Summoned by Warner playing Billy Strayhorn’s Ellington Orchestra theme “Take the ‘A’ Train,” Carol took the stage and joined Johnson for Juke Boy Bonner’s oft-covered anthem “I’m Going Up, I’m Going Down.” A telegraphic guitarist with warm tone and clean attack, Johnson delivers the blues with a smooth croon and a sly wink. He provided a cool foil to Carol’s grit and heat, and they blended their voices with salty delight. The glue holding everything together was Warner, the latest in a long line of musicians who have flourished under Carol’s tutelage.
A mainstay of the Bay Area music scene since the 1960s, the Berkeley vocalist is invariably billed as the Dynamic Miss Faye Carol, a title she’s earned with the kind of playfully authoritative performance she delivered Sunday. Weaned on gospel music while growing up in Pittsburg, she broke into the creatively charged Oakland R&B scene performing with innovators like Johnny Talbot and Eddie Foster. When DJs and disco swept away work for funk and blues acts in the 1970s, Carol transformed herself into a popular San Francisco cabaret artist by delving into the American Songbook, drawing on a jazz education she received from pianist Martha Young (niece of tenor sax legend Lester Young).
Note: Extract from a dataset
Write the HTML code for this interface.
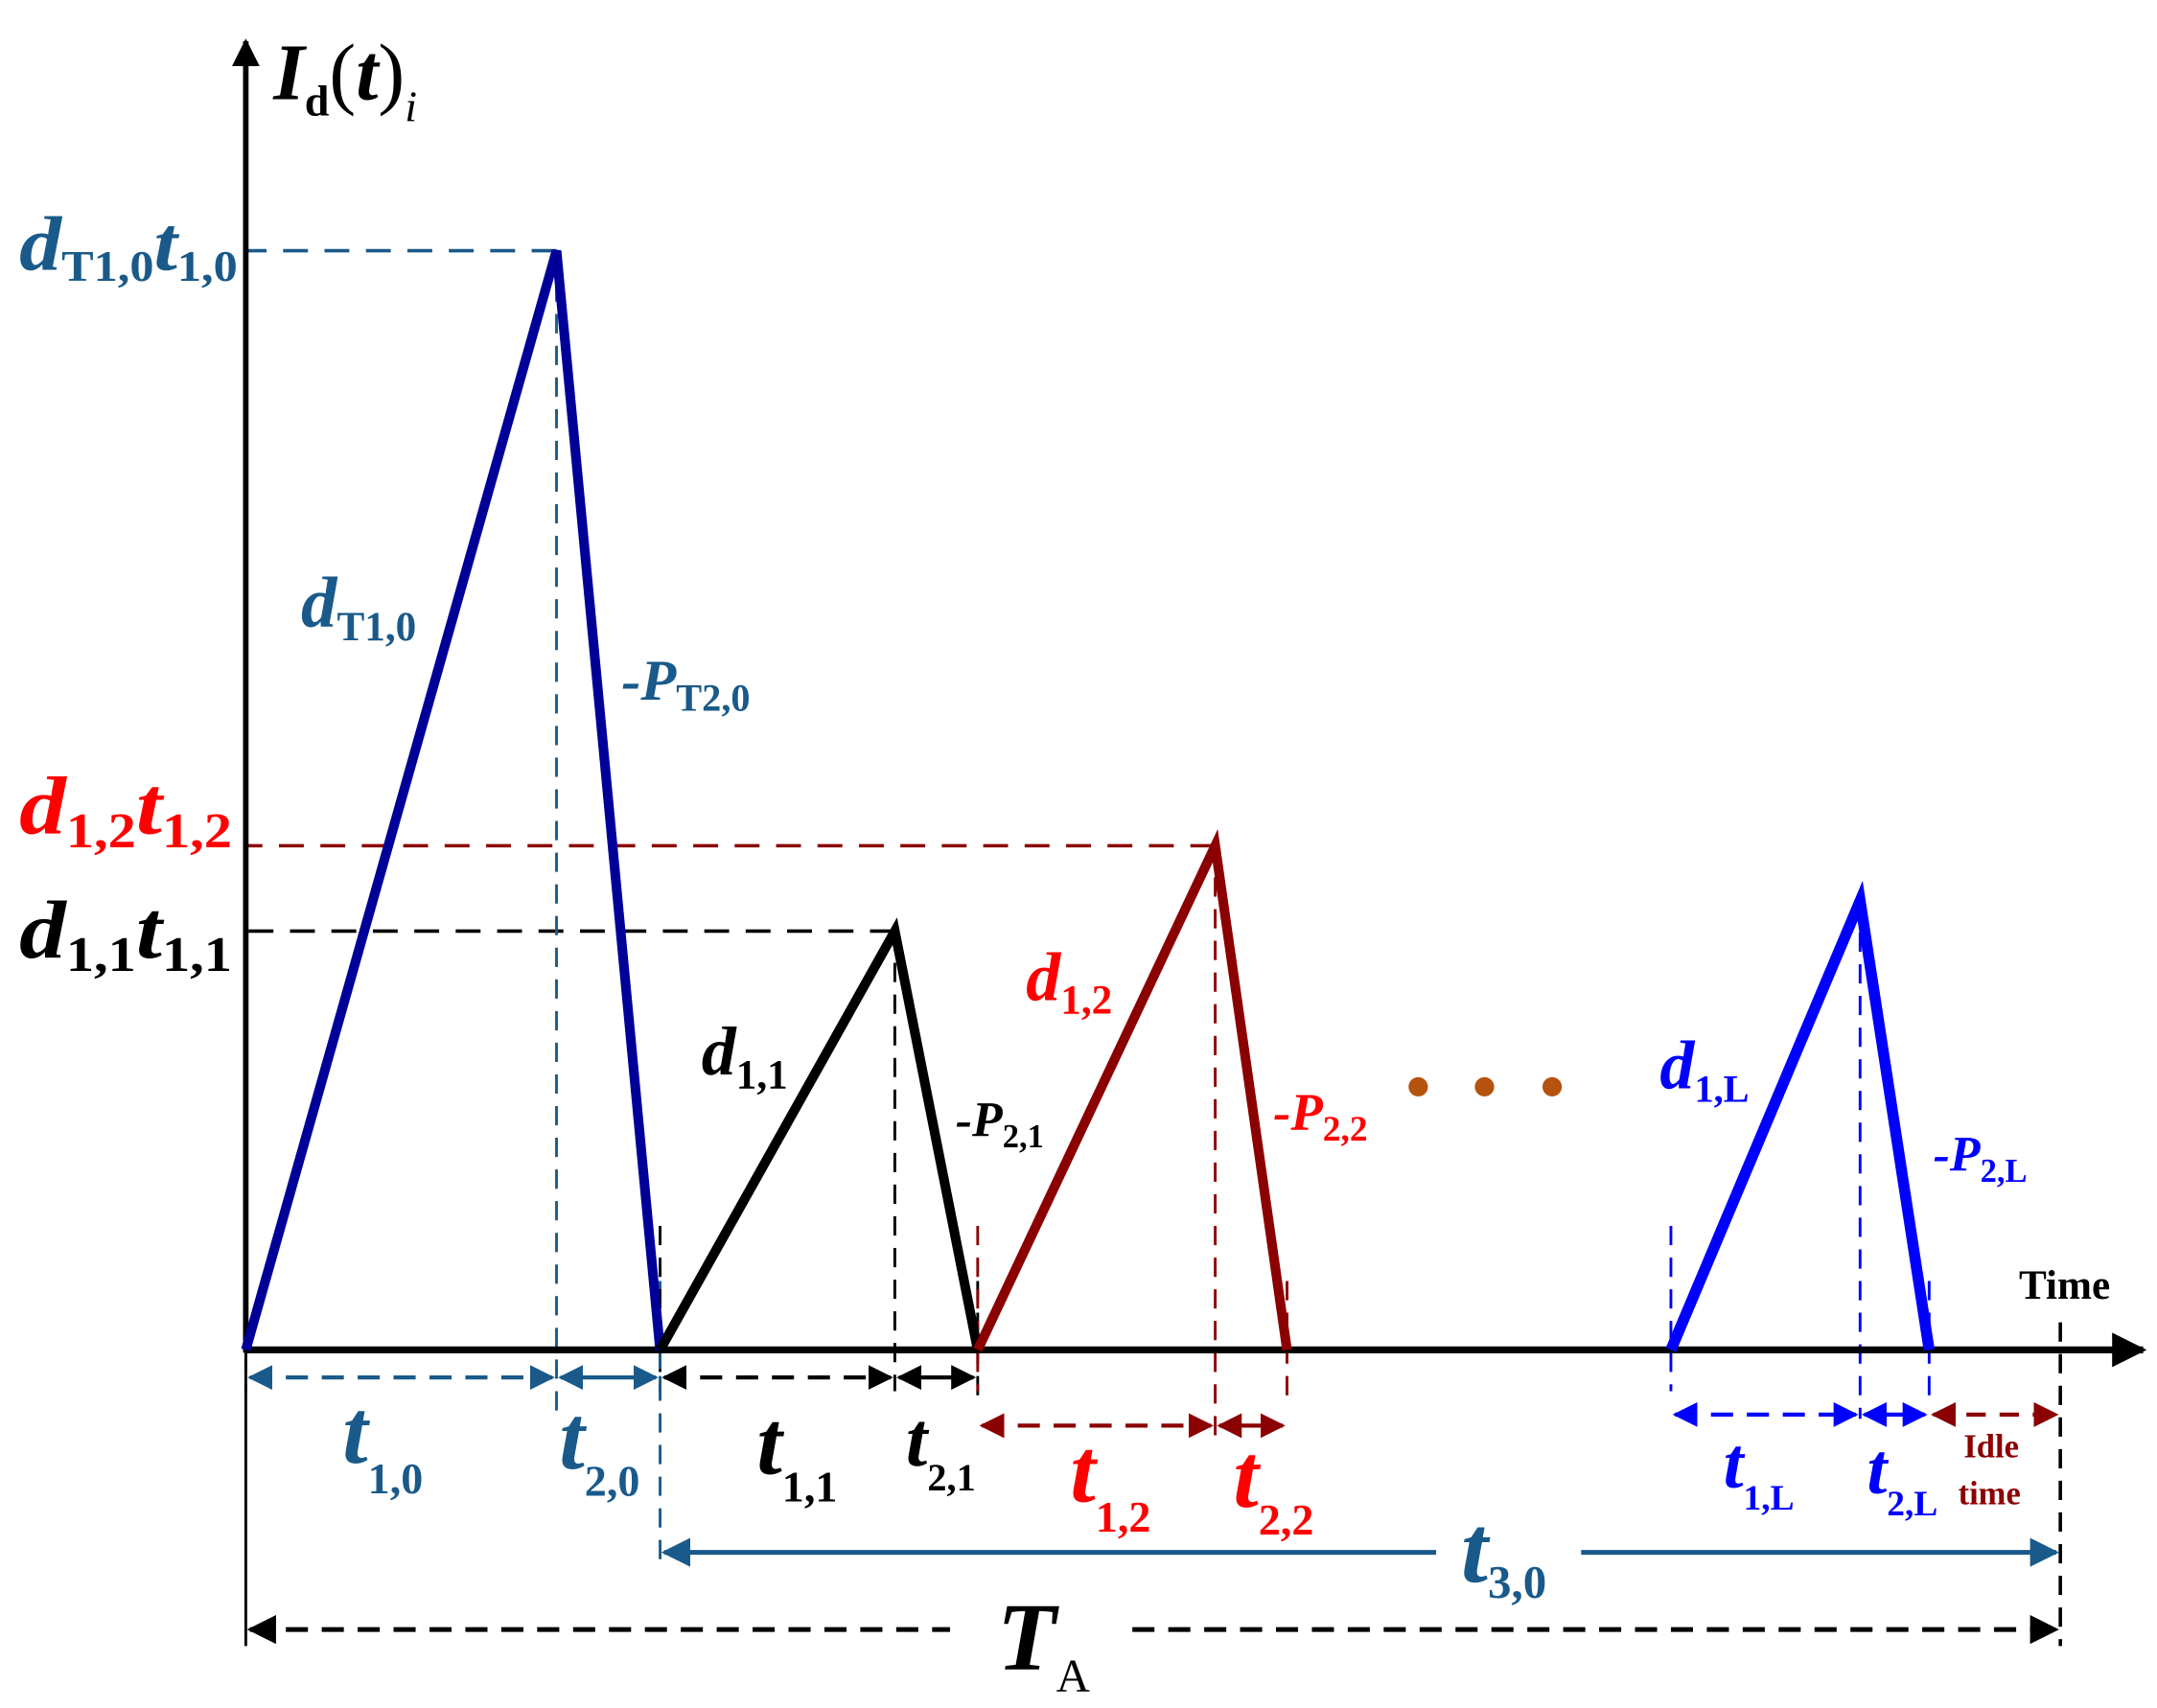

Among the many pleasures provided by the blues is the art form’s unflinching honesty about the body and the politics of romance. Sometimes this entails examining the toll of decay and mortality and sometimes the music celebrates desire and the constant negotiations inherent in relationships. And sometimes a song does both, which Carol emphasized in B.B. King’s carnal plea from a fading lover, “Dance With Me,” singing “I want to dance with you baby/But I don't move around so fast.”
She appropriated King’s macho preening with a table-turning version of “Paying the Cost to Be the Boss,” and told a gambler’s tale of woe with Johnnie Taylor’s “Last Two Dollars.” Bringing Johnson back on stage, they turned Lowell Fulson’s 1965 hit “Black Nights” into a playfully lascivious romp. While the Back Room is an intimate living-room-like space with couches, Johnson wove his way through the furniture while playing a steady flow of stinging guitar lines, not even pausing to scoop up a handful of popcorn from a woman’s proffered bag. Johnson headlines at Piedmont Piano on June 15, plays Richmond’s Juneteenth Festival on June 16, and returns to Biscuits & Blues on June 28.
Carol and Warner return to the Back Room every Sunday this month, performing with the suave jazz crooner Nicolas Bearde (June 10) and the searing jazz saxophonist Charles McNeal (June 17), a Bay Area favorite who continues to perform frequently around the regime despite moving to Las Vegas several years ago. She closes the residency with a compatriot from the old school Oakland scene, R&B great Freddie Hughes (June 24).